Eleven industries across the country that require sugar as key raw material can now import sugar.

They need 10,000 metric tonnes (MT) of sugar until October end.

India’s Directorate of Sugar and Vegetable Oils granted the special permission on July 19 after the government’s request.

The companies will have to import (or lift) the agreed volume of sugar within 90 days.

This is a result of India’s May 24 decision to stop the export of sugar starting from June 1.

India’s Directorate General of Foreign Trade stopped the export of sugar until October 31, 2022. However, it was mentioned that the export of sugar is allowed only with specific permission from the Directorate of Sugar.



Following this import restriction, food, agro, and beverages industries had written to the government through the Association of Bhutanese Industries (ABI) stating factories would get closed if sugar import is suspended.

The industries also have about 1,200 employees.

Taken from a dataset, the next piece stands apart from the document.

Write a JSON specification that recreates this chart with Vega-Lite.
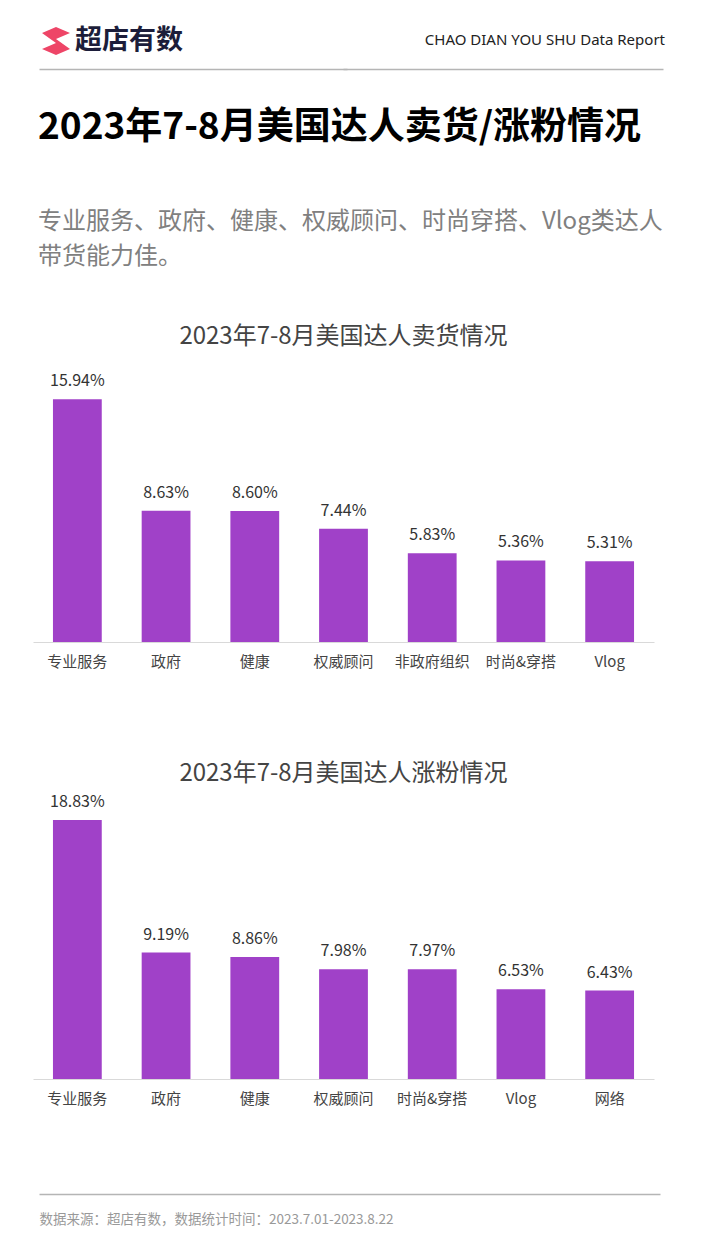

The chief executive officer of Big Cola in Samtse, Jamyang Choda said: “This is very helpful for the beverage industry and a testimony to the great friendship between Bhutan and India.”

Of the 11 establishments, the Food Corporation of Bhutan Limited (FCBL) will be allowed to import 6,156MT of sugar from Siliguri. Zimdra Foods Private Limited and Tashi Beverages Private Limited will be allowed to import 800MT and 750MT respectively.

Meanwhile, a notification from India on July 19 stated that except for this special permission, all other conditions of the combined export release order issued in June will remain the same.